As fifty children lose their homes under the auspices of the Supreme Court the question should be asked: Does the Supreme Court act in the service of a racist ideology in the spirit of Rabbi Eliyahu and his cohorts?

One morning, when the storm started shaking the treetops and the dogs howled in terror because of the thunders and the flashes of lightning, fifty children of different ages went out to school in the city of Lod, Israel. During the day most of them worked diligently on their studies, hoping the storm would abate so they could go back safely to the home where they were born and raised. To the sound of the bell announcing the end of the day they all set off running back home. The tempest intensified, and with it the will to find oneself in the warmth of one’s home; in the warmth of the seven homes of their extended family – the Abu Eid family.

1 wa
A student returns to a destroyed home in Lod. (Photo: alarab.net)

But when they got home, the home was utterly destroyed. Fifty children stood shocked in front of their seven demolished homes, the uprooted palm tree and the water bursting out of the broken pipe; they stood frozen in front of the offhandedly thrown out furniture and the cries of their mothers facing the destructive power all by themselves. And who is it that had destroyed their home? It was not the tempest that wrecked the homes of the fifty children, nor was it the conflagration of forest fires; the culprits were demolition contractors of the Judeo-democratic State of Israel, backed by the Judeo-democratic Supreme Court, who utterly destroyed the children’s homes, accompanied by the gloating looks on the faces of their Jewish neighbors.

Could it be that the Court did not consider the welfare of the children, citizens of the state, only because of their Palestinian ethnicity? Now that the slogan for the Judaization of Lod is back, may we suspect the Supreme Court of once again taking an active part in the crimes of racism and in the renewing of the Nakba?

When hip hop band DAM’s Suhell Nafar and I arrived, everything was already in ruins: heaps of rubble in the heart of the neighborhood for all to see and beware. Suhell photographed the ruins. I wiped a tear. But rage is in order here, not pity. We must be strong and think of ways to struggle. Meanwhile, a protest tent and a shelter for the families have been set up nearby. The demolishers did not leave a house or two for the families to take refuge in, nor did they wait for the spring in order to alleviate the suffering. It seems they wanted the destruction to be as painful and humiliating as possible.

Thinking about Transfer

There are many forces in the Israeli politics which hope the Palestinians in Israel will rebel, and so in due course it should be possible to expel them from the country. They say they do not seek a final solution, as they oppose genocide; they are not barbarians. They only want to make sure the Arabs don’t multiply like rabbits on Israel’s holy land. That’s why there are loyalty laws; that’s why there is constant encroachment upon their living space; that’s why more and more actions that distance the Arab citizens of Israel from the state are taking place.

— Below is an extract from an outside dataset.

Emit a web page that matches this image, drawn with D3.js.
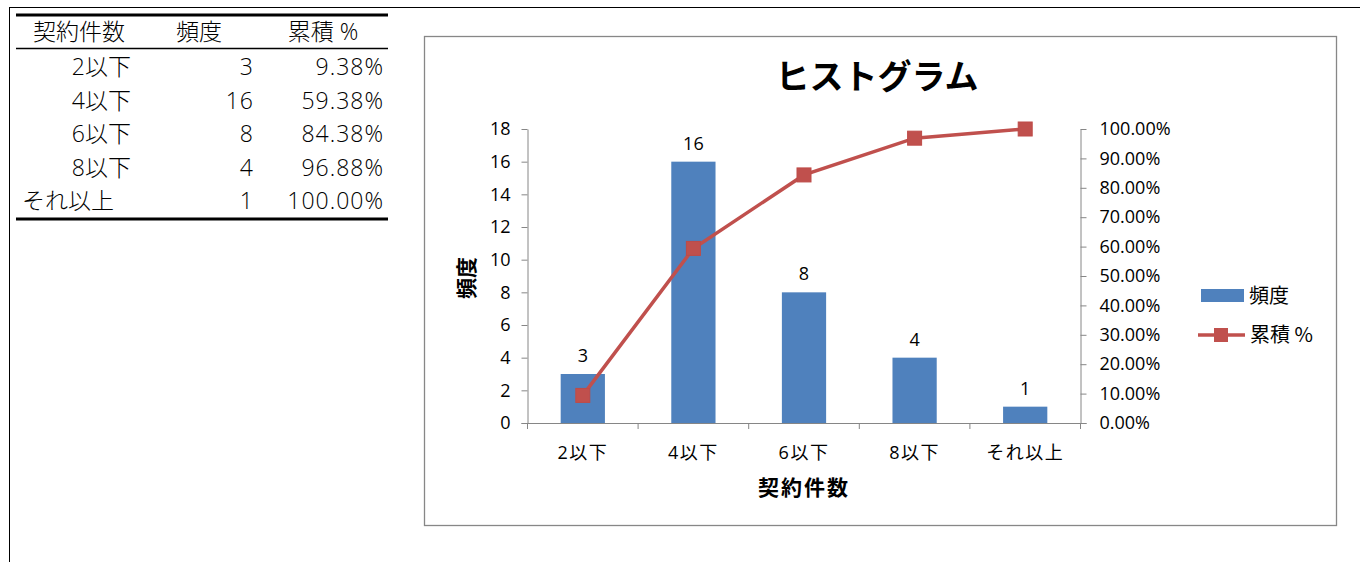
<!DOCTYPE html>
<meta charset="utf-8">
<head>
<style>
  body { margin: 0; background: #fff; }
  svg { font-family: "Noto Sans CJK JP", "Open Sans", sans-serif; }
  .tbl text { font-family: "Open Sans", "Noto Sans CJK JP", sans-serif; font-size: 23px; font-weight: 300; fill: #000; }
  .tbl text.num { letter-spacing: 1px; }
  .axis text { font-family: "Open Sans", "Noto Sans CJK JP", sans-serif; font-size: 18px; fill: #000; }
  .axis path, .axis line { stroke: #868686; }
</style>
</head>
<body>
<div id="content"></div>
<script src="https://d3js.org/d3.v7.min.js"></script>
<script>

var categories = ["2以下", "4以下", "6以下", "8以下", "それ以上"];
var freq = [3, 16, 8, 4, 1];
var cumPct = [9.38, 59.38, 84.38, 96.88, 100.00];
var leftTicks = [0, 2, 4, 6, 8, 10, 12, 14, 16, 18];
var rightTicks = [0, 10, 20, 30, 40, 50, 60, 70, 80, 90, 100];

var svg = d3.select("#content").append("svg")
  .attr("width", 1360).attr("height", 562);

// sheet frame lines
svg.append("line").attr("x1", 9.5).attr("x2", 9.5).attr("y1", 7).attr("y2", 562).attr("stroke", "#000").attr("stroke-width", 1);
svg.append("line").attr("x1", 9).attr("x2", 1360).attr("y1", 7.5).attr("y2", 7.5).attr("stroke", "#000").attr("stroke-width", 1);

// ---- table ----
var tbl = svg.append("g").attr("class", "tbl");
tbl.append("line").attr("x1", 16).attr("x2", 388).attr("y1", 15).attr("y2", 15).attr("stroke", "#000").attr("stroke-width", 3);
tbl.append("line").attr("x1", 16).attr("x2", 388).attr("y1", 48.5).attr("y2", 48.5).attr("stroke", "#000").attr("stroke-width", 1.5);
tbl.append("line").attr("x1", 16).attr("x2", 388).attr("y1", 219).attr("y2", 219).attr("stroke", "#000").attr("stroke-width", 3);

tbl.append("text").attr("x", 79).attr("y", 40).attr("text-anchor", "middle").text("契約件数");
tbl.append("text").attr("x", 199).attr("y", 40).attr("text-anchor", "middle").text("頻度");
tbl.append("text").attr("x", 323).attr("y", 40).attr("text-anchor", "middle").text("累積 %");

categories.forEach(function(c, i) {
  var ty = 75 + i * 33.5;
  var last = i === categories.length - 1;
  tbl.append("text").attr("x", last ? 22 : 131).attr("y", ty)
    .attr("text-anchor", last ? "start" : "end").text(c);
  tbl.append("text").attr("class", "num").attr("x", 254).attr("y", ty).attr("text-anchor", "end").text(freq[i]);
  tbl.append("text").attr("class", "num").attr("x", 384).attr("y", ty).attr("text-anchor", "end").text(cumPct[i].toFixed(2) + "%");
});

// ---- chart ----
svg.append("rect").attr("x", 424.5).attr("y", 36.5).attr("width", 912).attr("height", 489)
  .attr("fill", "#fff").attr("stroke", "#878787").attr("stroke-width", 1.3);

svg.append("text").attr("x", 877).attr("y", 89).attr("text-anchor", "middle")
  .style("font-size", "34px").style("font-weight", "bold").text("ヒストグラム");

var plotL = 527.5, plotR = 1080.5, plotT = 129, plotB = 423;

var x = d3.scaleBand().domain(categories).range([plotL, plotR]).paddingInner(0).paddingOuter(0);
var y = d3.scaleLinear().domain([0, 18]).range([plotB, plotT]);
var y2 = d3.scaleLinear().domain([0, 100]).range([plotB, plotT]);

// axes
svg.append("g").attr("class", "axis").attr("transform", "translate(" + plotL + ",0)")
  .call(d3.axisLeft(y).tickValues(leftTicks).tickSize(6).tickSizeOuter(0).tickPadding(11));
svg.append("g").attr("class", "axis").attr("transform", "translate(" + plotR + ",0)")
  .call(d3.axisRight(y2).tickValues(rightTicks).tickSize(6).tickSizeOuter(0).tickPadding(13)
    .tickFormat(function(d) { return d.toFixed(2) + "%"; }));

// bars
var bw = x.bandwidth() / 2.5;
svg.selectAll("rect.bar").data(freq).enter().append("rect")
  .attr("class", "bar")
  .attr("x", function(d, i) { return x(categories[i]) + x.bandwidth() / 2 - bw / 2; })
  .attr("y", function(d) { return y(d); })
  .attr("width", bw)
  .attr("height", function(d) { return plotB - y(d); })
  .attr("fill", "#4F81BD");

// x axis (drawn over bars)
var gx = svg.append("g").attr("class", "axis").attr("transform", "translate(0," + plotB + ")");
gx.append("line").attr("x1", plotL - 6).attr("x2", plotR + 6).attr("y1", 0.5).attr("y2", 0.5).attr("stroke", "#868686");
var bounds = d3.range(categories.length + 1).map(function(i) { return plotL + i * x.bandwidth(); });
gx.selectAll("line.tk").data(bounds).enter().append("line").attr("class", "tk")
  .attr("x1", function(d) { return d; }).attr("x2", function(d) { return d; })
  .attr("y1", 0).attr("y2", 6).attr("stroke", "#868686");
gx.selectAll("text").data(categories).enter().append("text")
  .attr("x", function(d) { return x(d) + x.bandwidth() / 2; })
  .attr("y", 36).attr("text-anchor", "middle")
  .style("font-size", "18px").style("letter-spacing", "1.5px")
  .text(function(d) { return d; });

// data labels
svg.selectAll("text.dl").data(freq).enter().append("text").attr("class", "dl")
  .attr("x", function(d, i) { return x(categories[i]) + x.bandwidth() / 2; })
  .attr("y", function(d) { return y(d) - 12; })
  .attr("text-anchor", "middle")
  .style("font-family", "'Open Sans', sans-serif").style("font-size", "18px")
  .text(function(d) { return d; });

// cumulative line
var line = d3.line()
  .x(function(d, i) { return x(categories[i]) + x.bandwidth() / 2; })
  .y(function(d) { return y2(d); });
svg.append("path").datum(cumPct).attr("d", line)
  .attr("fill", "none").attr("stroke", "#C0504D").attr("stroke-width", 3.5);
svg.selectAll("rect.mk").data(cumPct).enter().append("rect").attr("class", "mk")
  .attr("x", function(d, i) { return x(categories[i]) + x.bandwidth() / 2 - 7; })
  .attr("y", function(d) { return y2(d) - 7; })
  .attr("width", 14).attr("height", 14)
  .attr("fill", "#C0504D").attr("stroke", "#BE4B48").attr("stroke-width", 1);

// axis titles
svg.append("text").attr("x", 804).attr("y", 495).attr("text-anchor", "middle")
  .style("font-size", "21px").style("font-weight", "bold").style("letter-spacing", "2px").text("契約件数");
svg.append("text").attr("transform", "translate(474,278) rotate(-90)").attr("text-anchor", "middle")
  .style("font-size", "21px").style("font-weight", "bold").text("頻度");

// legend
var lg = svg.append("g");
lg.append("rect").attr("x", 1201).attr("y", 289).attr("width", 43).attr("height", 13).attr("fill", "#4F81BD");
lg.append("text").attr("x", 1249).attr("y", 303).style("font-size", "20px").text("頻度");
lg.append("line").attr("x1", 1198).attr("x2", 1245).attr("y1", 335).attr("y2", 335)
  .attr("stroke", "#C0504D").attr("stroke-width", 3.5);
lg.append("rect").attr("x", 1214).attr("y", 328).attr("width", 14).attr("height", 14).attr("fill", "#C0504D");
lg.append("text").attr("x", 1250).attr("y", 342).style("font-size", "20px").text("累積 %");

</script>
</body>
</html>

Destroying a home is a cruel action in any context, but it’s even crueler when it serves to emphasize who is allowed to stay in their home even without permission and who isn’t. The Supreme Court is aware of the neighboring Jewish neighborhood, Ganei Aviv, which was approved retrospectively. The Supreme Court is aware of the fact that for the Jewish neighborhood a bridge was built over the railroad tracks so that Jewish children would not be run over, while for the Arabs the railroad was laid inside the neighborhood without a single bridge. The Supreme Court is aware of the neighborhoods which are being built for the religious settlers in Lod instead of a luxurious neighborhood for these Arabs whose land the state covets.

The Supreme Court knows that in the mixed cities of Jaffa, Acre and Lod cruel creeping deprivation of Israeli citizens of Palestinian ethnicity of what is theirs is taking place.

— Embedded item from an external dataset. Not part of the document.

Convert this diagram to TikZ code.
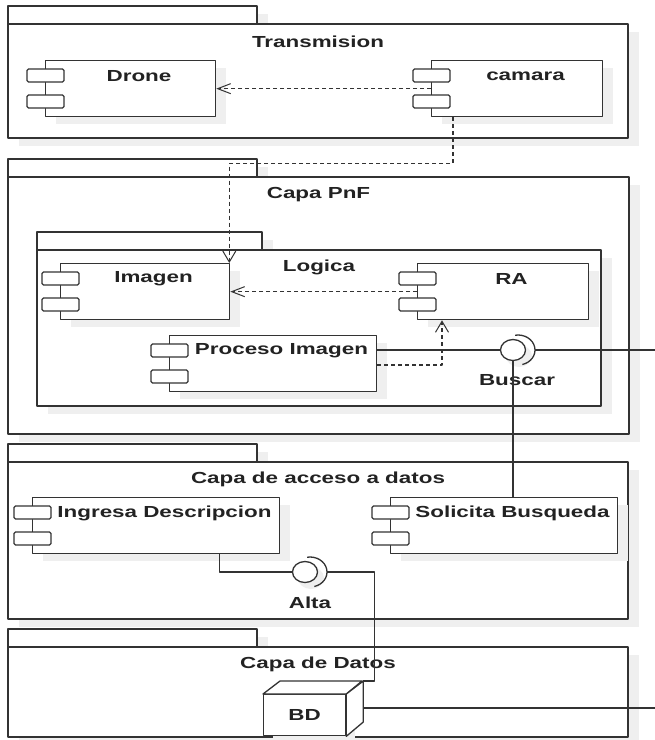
\documentclass[tikz,border=0pt]{standalone}
\usepackage{fontspec}
\setmainfont{Liberation Sans}[FakeStretch=1.4]
\usetikzlibrary{arrows.meta,calc,shapes.geometric}

\definecolor{ink}{HTML}{333333}
\definecolor{shadowgray}{HTML}{EFEFEF}
\definecolor{txt}{HTML}{222222}

\tikzset{
  edge/.style={draw=ink, line width=1.3pt, line join=round},
  drop/.style={fill=shadowgray},
  box/.style={edge, fill=white, rectangle, inner sep=0pt, minimum height=56pt},
  port/.style={draw=ink, line width=1.1pt, fill=white, rounded corners=1.5pt},
  title/.style={text=txt, font=\fontsize{16}{19}\selectfont\bfseries, inner sep=0pt},
  ball/.style={edge, fill=white, ellipse, inner sep=0pt, minimum width=25pt, minimum height=21pt},
  dep/.style={edge, dash pattern=on 4pt off 3pt},
  hbarb/.style={-{Straight Barb[length=13pt,width=10pt,line width=1pt]}},
  vbarb/.style={-{Straight Barb[length=11pt,width=13pt,line width=1pt]}},
}

% package: name, left, body top, right, bottom, tab right, title
\newcommand\pkgframe[7]{%
  \path[drop] (#2+11,#3-10) rectangle (#6+11,#3+8);
  \path[drop] (#2+11,#3+8) rectangle (#4+11,#5+8);
  \draw[edge, fill=white] (#2,#3-18) rectangle (#6,#3);
  \draw[edge, fill=white] (#2,#3) rectangle (#4,#5);
  \node[title] (#1) at ({(#2+#4)/2}, #3+17.5) {#7};
}

% component: name, left, top, width, label
\newcommand\compbox[5]{%
  \path[drop] (#2+11,#3+8) rectangle ++(#4,56);
  \node[box, minimum width=#4pt, anchor=north west] (#1) at (#2,#3) {};
  \draw[port] (#2-18,#3+9) rectangle ++(37,13);
  \draw[port] (#2-18,#3+35) rectangle ++(37,13);
  \node[title] (#1-t) at (#2+#4/2+9,#3+16) {#5};
}

% provided/required interface: name, x, y, label x, label y, label
\newcommand\lollipop[6]{%
  \path[drop] (#2+6,#3+6) ellipse [x radius=13pt, y radius=11pt];
  \node[ball] (#1) at (#2,#3) {};
  \draw[edge] ($(#1.center)+(5,0)$) ++(100:17pt and 15pt)
     arc[start angle=100, end angle=-75, x radius=17pt, y radius=15pt];
  \coordinate (#1-out) at ($(#1.center)+(22,0)$);
  \node[title] (#1-t) at (#4,#5) {#6};
}

\begin{document}
\begin{tikzpicture}[x=1pt, y=-1pt]
  \useasboundingbox (0,0) rectangle (655,740);
  \fill[white] (0,0) rectangle (655,740);

  % Transmision
  \pkgframe{transmision}{8}{24}{628}{138}{257}{Transmision}
  \compbox{drone}{45}{60}{170}{Drone}
  \compbox{camara}{431}{60}{171}{camara}

  % Capa PnF with nested Logica
  \pkgframe{pnf}{8}{177}{629}{434}{257}{Capa PnF}
  \pkgframe{logica}{37}{250}{601}{406}{262}{Logica}
  \compbox{imagen}{60}{263}{169}{Imagen}
  \compbox{ra}{417}{263}{171}{RA}
  \compbox{proceso}{169}{335}{207}{Proceso Imagen}
  \lollipop{buscar}{513}{350}{517}{380}{Buscar}

  % Capa de acceso a datos
  \pkgframe{acceso}{8}{462}{628}{619}{257}{Capa de acceso a datos}
  \compbox{ingresa}{32}{497}{247}{Ingresa Descripcion}
  \compbox{solicita}{390}{497}{227}{Solicita Busqueda}
  \lollipop{alta}{305}{572}{310}{603}{Alta}

  % Capa de Datos
  \pkgframe{datos}{8}{647}{628}{737}{257}{Capa de Datos}
  \path[drop] (273,702) rectangle ++(82,41);
  \node[box, minimum width=82pt, minimum height=41pt, anchor=north west,
        title] (bd) at (263,694) {BD};
  \draw[edge, fill=white] (bd.north west) -- ++(17,-13) -- ++(82,0)
        -- (bd.north east) -- cycle;
  \draw[edge, fill=white] (bd.north east) -- ++(17,-13) -- ++(0,41)
        -- (bd.south east) -- cycle;
  \coordinate (bdback) at ($(bd.north east)+(17,-13)$);

  % dependencies
  \draw[dep, hbarb] (camara.west) -- (drone.east);
  \draw[dep, vbarb] ($(camara.south west)+(22,0)$) -- ++(0,46)
        -| ($(imagen.north east)+(-1,0)$);
  \draw[dep, hbarb] (ra.west) -- (ra.west -| imagen.east);
  \draw[dep, vbarb] ($(proceso.north east)+(0,30)$) -| ($(ra.south west)+(25,0)$);

  % interface wiring
  \coordinate (edgeA) at (655,350);
  \coordinate (edgeB) at (655,708);
  \draw[edge] (proceso.east |- buscar.west) -- (buscar.west);
  \draw[edge] (buscar-out) -- (edgeA);
  \draw[edge] (buscar.south) -- (buscar.south |- solicita.north);
  \draw[edge] ($(ingresa.south east)+(-61,0)$) |- (alta.west);
  \draw[edge] (alta-out) -| ($(bdback)+(11,0)$) -- (bdback);
  \draw[edge] (bdback |- edgeB) -- (edgeB);
\end{tikzpicture}
\end{document}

The Court knows and collaborates. With my own eyes I saw Her Honor Dorit Beinisch de facto and retrospectively approving a blatantly illegal new settler neighborhood situated on the robbed land of Bil’in. One cannot but wonder why she won’t retroactively approve a neighborhood of Palestinians in Lod, where they’ve been living for decades.

I accuse the Supreme Court of the State of Israel of being a loyal servant of a racist ideology which does not differ much from the racism of the rabbis who have signed the manifesto of the Israeli Nuremberg Laws. Like the court in Shakespeare’s The Merchant of Venice, which bends the civil law in favor of the Christian ruler in order to harm Shylock the Jew, the Supreme Court in our reality has become a verbal whitewashing machine for occupation and plundering on a nationalist basis.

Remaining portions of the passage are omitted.